During one lull in the action, Wright watches with a mix of distress and admiration as Marines walk the roadside collecting and burying trash discarded by advancing American troops. Then, just hours later, the same Marines cheer and celebrate the virtual destruction of a city block by their own hand.

The battle experienced senior enlisted men, and eager, hard-charging junior officers coral the young enlisted men into a fierce killing machine. That machine faces psychotic-disastrous commanding officers on one side and a fanatical unseen enemy on the other.

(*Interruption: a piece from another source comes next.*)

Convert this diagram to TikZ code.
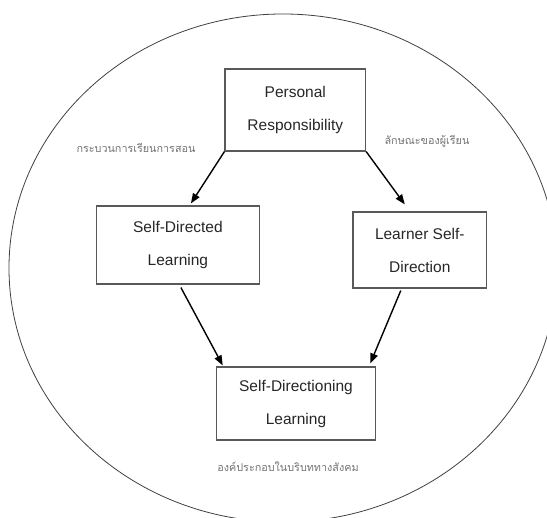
\documentclass[tikz,border=0pt]{standalone}
\usepackage{fontspec}
\setmainfont{Liberation Sans}
\newfontfamily\thaifont[Script=Thai]{Loma}
\usetikzlibrary{arrows.meta}

\tikzset{
  casella/.style={draw=black!65, line width=1.1pt, text=black!85, align=center,
    inner sep=0pt, font=\fontsize{15.5}{33}\selectfont},
  freccia/.style={-{Triangle[length=10pt,width=7.5pt]}, line width=1.4pt},
  etichetta/.style={text=black!55, inner sep=0pt, font=\thaifont\fontsize{10.8}{12}\selectfont}
}

\begin{document}
\begin{tikzpicture}[x=1pt,y=-1pt]

% Cornice della figura
\useasboundingbox (0,0) rectangle (547,518);
\clip (0,0) rectangle (547,518);

% Parametri ellisse
\def\cx{283}  % centro x
\def\cy{268}  % centro y

% Ellisse esterna
\draw[black!75, line width=0.8pt] (\cx,\cy) ellipse (274pt and 254pt);

% Caselle
\node[casella, minimum width=140.6pt, minimum height=82pt] (pr) at (295.3,110) {Personal\\Responsibility};
\node[casella, minimum width=162.6pt, minimum height=78pt] (sdl) at (177.9,245) {Self-Directed\\Learning};
\node[casella, minimum width=133.6pt, minimum height=76pt] (lsd) at (419.8,250) {Learner Self-\\Direction};
\node[casella, minimum width=159.4pt, minimum height=73pt] (sdll) at (296,403.5) {Self-Directioning\\Learning};

% Etichette in thai
\node[etichetta] (processo) at (136,148) {กระบวนการเรียนการสอน};
\node[etichetta] (allievo) at (427,141) {ลักษณะของผู้เรียน};
\node[etichetta] (contesto) at (288,467) {องค์ประกอบในบริบททางสังคม};

% Frecce
\draw[freccia] (pr.south west) -- ([xshift=13pt,yshift=2pt]sdl.north);
\draw[freccia] (pr.south east) -- ([xshift=-15pt,yshift=7pt]lsd.north);
\draw[freccia] ([xshift=3pt,yshift=-3pt]sdl.south) -- ([xshift=7pt,yshift=1pt]sdll.north west);
\draw[freccia] ([xshift=-19pt,yshift=-2pt]lsd.south) -- ([xshift=-6pt,yshift=3pt]sdll.north east);

\end{tikzpicture}
\end{document}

Glance on any page and the stark reality of war drags you in. Just one passage: "It takes five to ten minutes for the platoon to extricate itself from the kill zone, leaving most of the would-be ambushers either dead or in flight. Doc Bryan counts nine bodies scattered on both sides of the road. Corporal Teren Holsey, a twenty-year-old on Team Three, gets in the platoon's final kill. He rides hanging off the back of the last Humvee to leave the zone. After his vehicle makes it about fifty meters away from the pipe in the road, he looks back to see if anyone is following. He observes a man limping by the road and cuts him down with a burst from his M-4."

And so it goes…even today, 32 months later.